Hier will sie, wie eine xbeliebige Lotte de Beer, aus Angelina, dem Aschenbrödel, auf Teufel komm raus unbedingt eine „selbstbestimmte, sich selbst ermächtigende, rebellische junge Frau“ machen, die keinen Prinzen braucht und gründlich mit Rollen-und Geschlechterklischees und mit Märchenmythen aufräumt. Wobei Letzteres natürlich der absolute Schwachsinn ist. Die junge Dame dürfte weder das Libretto (das womöglich beste des besten Librettisten aller Zeiten Jacopo Ferretti) gelesen noch Rossini Musik zugehört haben. Die beiden hatten nämlich bereits alle „Märchenelemente“ aus dem Stoff getilgt und vielmehr eine sozialkritische Studie aus dem Geiste der Aufklärung verfasst. Schwachsinn, dein Name ist Ideologie.
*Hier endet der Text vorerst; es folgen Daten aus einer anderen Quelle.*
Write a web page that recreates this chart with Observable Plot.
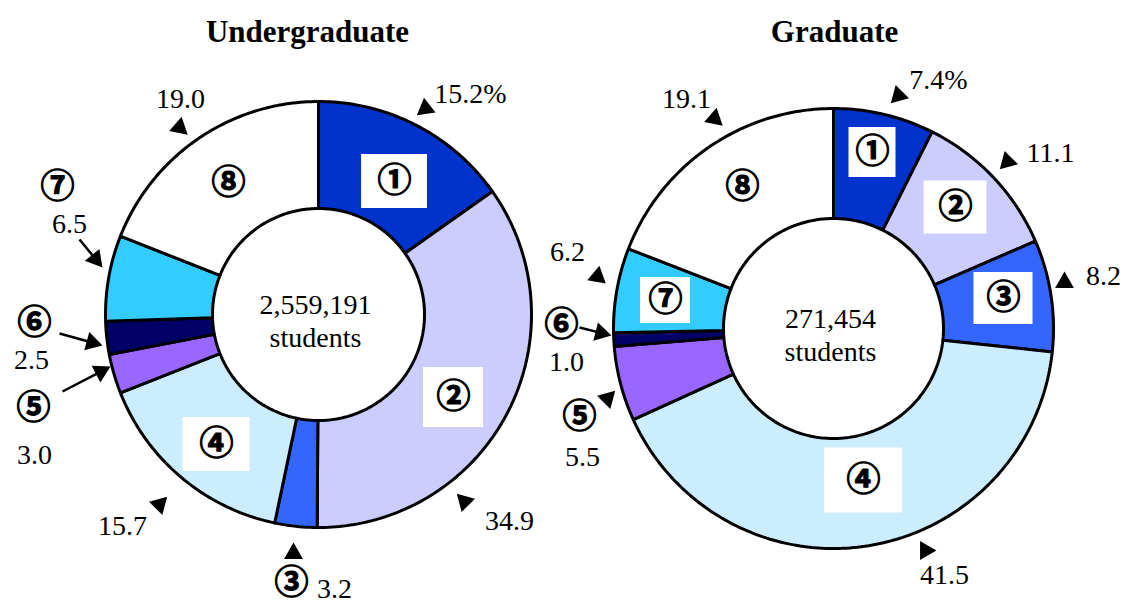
<!DOCTYPE html>
<html>
<head>
<meta charset="utf-8">
<script src="https://cdn.jsdelivr.net/npm/d3@7"></script>
<script src="https://cdn.jsdelivr.net/npm/@observablehq/plot@0.6"></script>
<style>
  body { margin: 0; background: #fff; }
  #chart svg { display: block; }
</style>
</head>
<body>
<div id="chart"></div>
<script>
// Share of students (%) by field, numbered ①–⑧ clockwise from twelve o'clock
const fields = ["①", "②", "③", "④", "⑤", "⑥", "⑦", "⑧"];
const fieldColors = ["#0033CC", "#CCCCFF", "#3366FF", "#CCECFF", "#9966FF", "#000066", "#33CCFF", "#FFFFFF"];
const undergraduateShare = [15.2, 34.9, 3.2, 15.7, 3.0, 2.5, 6.5, 19.0];
const graduateShare = [7.4, 11.1, 8.2, 41.5, 5.5, 1.0, 6.2, 19.1];
const panelTitles = ["Undergraduate", "Graduate"];
const panelTotals = ["2,559,191", "271,454"];

// Ring geometry and hand-placed callouts for each panel (pixel units)
const panels = [
  {
    shares: undergraduateShare, title: panelTitles[0], total: panelTotals[0],
    cx: 318, cy: 314, R: 213, r: 106, titleX: 307,
    callouts: [
      {num: [394, 181], box: [66, 54], val: [470, 102], tri: [425, 108, 232]},
      {num: [453, 397], box: [60, 60], val: [509, 529], tri: [464, 501, 315]},
      {num: [291, 583], val: [334, 597], tri: [293, 553, 0]},
      {num: [216, 444], box: [67, 54], val: [122, 534], tri: [159, 504, 45]},
      {num: [33, 408], val: [34, 463], arrow: [62, 391, 110, 366]},
      {num: [34, 323], val: [31, 368], arrow: [59, 333, 102, 345]},
      {num: [57, 187], val: [69, 232], arrow: [79, 239, 102, 267]},
      {num: [228, 183], val: [180, 107], tri: [179, 127, 131]}
    ]
  },
  {
    shares: graduateShare, title: panelTitles[1], total: panelTotals[1],
    cx: 833, cy: 328, R: 220, r: 110, titleX: 834,
    callouts: [
      {num: [872, 152], box: [47, 50], val: [938, 88], tri: [898, 95, 225]},
      {num: [955, 207], box: [63, 53], val: [1050, 161], tri: [1007, 161, 225]},
      {num: [1003, 298], box: [59, 52], val: [1103, 284], tri: [1064, 282, 0]},
      {num: [863, 480], box: [78, 65], val: [944, 583], tri: [925, 550, 90]},
      {num: [579, 417], val: [582, 465], tri: [607, 398, 45]},
      {num: [561, 325], val: [566, 370], arrow: [579, 327, 611, 335]},
      {num: [665, 300], box: [50, 46], val: [567, 260], tri: [597, 276, 10]},
      {num: [742, 187], val: [686, 107], tri: [714, 118, 131]}
    ]
  }
];

// Ring slices as closed outlines: outer arc forward, inner arc back
const slicePoints = [];
const boxes = [], numbers = [], values = [], triangles = [], leaders = [], centers = [], titles = [];
const TRI_R = 7;
const tipOffset = 2 * Math.sqrt((Math.PI * TRI_R * TRI_R) / (Math.sqrt(3) * 3));

panels.forEach((p, pi) => {
  const sum = d3.sum(p.shares);
  let acc = 0;
  p.shares.forEach((v, i) => {
    const a0 = (acc / sum) * 2 * Math.PI;
    acc += v;
    const a1 = (acc / sum) * 2 * Math.PI;
    const n = Math.max(2, Math.ceil((a1 - a0) / (Math.PI / 180)));
    const key = `${pi}-${i}`;
    for (let k = 0; k <= n; ++k) {
      const a = a0 + ((a1 - a0) * k) / n;
      slicePoints.push({key, fill: fieldColors[i], x: p.cx + p.R * Math.sin(a), y: p.cy - p.R * Math.cos(a)});
    }
    for (let k = n; k >= 0; --k) {
      const a = a0 + ((a1 - a0) * k) / n;
      slicePoints.push({key, fill: fieldColors[i], x: p.cx + p.r * Math.sin(a), y: p.cy - p.r * Math.cos(a)});
    }

    const c = p.callouts[i];
    if (c.box) boxes.push({x1: c.num[0] - c.box[0] / 2, x2: c.num[0] + c.box[0] / 2, y1: c.num[1] - c.box[1] / 2, y2: c.num[1] + c.box[1] / 2});
    numbers.push({x: c.num[0], y: c.num[1], text: fields[i]});
    values.push({x: c.val[0], y: c.val[1], text: v.toFixed(1) + (i === 0 ? "%" : "")});
    if (c.tri) triangles.push({x: c.tri[0], y: c.tri[1], rotate: c.tri[2]});
    if (c.arrow) {
      const [x1, y1, x2, y2] = c.arrow;
      const len = Math.hypot(x2 - x1, y2 - y1);
      const ux = (x2 - x1) / len, uy = (y2 - y1) / len;
      const tx = x2 - ux * tipOffset, ty = y2 - uy * tipOffset;
      leaders.push({x1, y1, x2: tx, y2: ty});
      triangles.push({x: tx, y: ty, rotate: (Math.atan2(ux, -uy) * 180) / Math.PI});
    }
  });
  centers.push({x: p.cx - 3, y: p.cy - 1, text: p.total});
  centers.push({x: p.cx - 3, y: p.cy + 32, text: "students"});
  titles.push({x: p.titleX, y: 41, text: p.title});
});

const serif = "'Liberation Serif', 'Times New Roman', serif";
const circled = "'Noto Sans CJK JP', 'DejaVu Sans', sans-serif";

const chart = Plot.plot({
  width: 1125,
  height: 605,
  margin: 0,
  x: {domain: [0, 1125], range: [0, 1125], axis: null},
  y: {domain: [0, 605], range: [0, 605], axis: null},
  color: {type: "identity"},
  marks: [
    Plot.line(slicePoints, {x: "x", y: "y", z: "key", fill: "fill", stroke: "black", strokeWidth: 3, curve: "linear-closed", strokeLinejoin: "miter"}),
    Plot.rect(boxes, {x1: "x1", x2: "x2", y1: "y1", y2: "y2", fill: "white"}),
    Plot.text(numbers, {x: "x", y: "y", text: "text", fontFamily: circled, fontWeight: "bold", fontSize: 34, lineAnchor: "middle", fill: "black", stroke: "black", strokeWidth: 1.1}),
    Plot.text(centers, {x: "x", y: "y", text: "text", fontFamily: serif, fontSize: 28, lineAnchor: "bottom", fill: "black"}),
    Plot.text(values, {x: "x", y: "y", text: "text", fontFamily: serif, fontSize: 28, lineAnchor: "bottom", fill: "black"}),
    Plot.text(titles, {x: "x", y: "y", text: "text", fontFamily: serif, fontWeight: "bold", fontSize: 31, lineAnchor: "bottom", fill: "black"}),
    Plot.link(leaders, {x1: "x1", y1: "y1", x2: "x2", y2: "y2", stroke: "black", strokeWidth: 2.5}),
    Plot.dot(triangles, {x: "x", y: "y", rotate: "rotate", symbol: "triangle", r: TRI_R, fill: "black", stroke: "none"})
  ]
});

document.getElementById("chart").append(chart);
</script>
</body>
</html>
Ilarias Kammeroper-Flop war ja noch harmlos, denn da gab es wenige Mittel. In Graz dürfte ihr Intendant Lenz jedoch offenbar ein unbegrenztes Budget zur Verfügung gestellt haben, und das nützen sie und ihre Bühnen- und Kostümbildnerin Dorota Korolczak schamlos aus, um auf der Bühne eine nahezu beispiellose Orgie an grotesker Hässlichkeit zu entfalten: schon zu Beginn tritt eine Reihe von „Disney-Prinzessinnen“ auf (was eine Beleidigung der Firma Disney ist, die zwar Kitsch herstellt, aber geschmackvollen ), am Hof herrschen 27 Wölfe über 27 Rotkäppchen in grauenvollen Plastikumhängen, Dandini ist ein hüpfender Halbfrosch, der dann eine Froschkönigin heiratet, Don Magnifico haust in einer Hundehütte und trägt die ganze Zeit – kein Mensch weiss warum – eine riesige Krone etc etc…und als die wirkliche Prinzessin stellt sich am Schluss in dieser verqueren Logik naturgemäß der Prinz dar – allerdings in Conchita Wurst-Outfit mit rosa Plüschjäckchen. Denn nur ein kastrierter Mann ist ein guter Mann…
Conchita Prinz und der halbe Froschkönig. Foto: Werner Kmetitsch
Bei dem möglichst rasch zu errichtenden Europäischen Operngerichtshof für Verbrechen gegen die ästhetische. Menschlichkeit ist Dorotes Korolczak jedenfalls eine Fixstarterin auf der Anklagebank (einzig mögliches Urteil: lebenslanges Bühnenverbot).
Die Oper Graz ist so rücksichtsvoll, auf dem Beilagezettel zum Programmheft vor stroboskopischen Effekten zu waren zu warnen.
Aber eigentlich sollte darauf stehen: Diese Produktion kann ihre Gesundheit gefährden, diese Produktion kann Augenkrebs verursachen.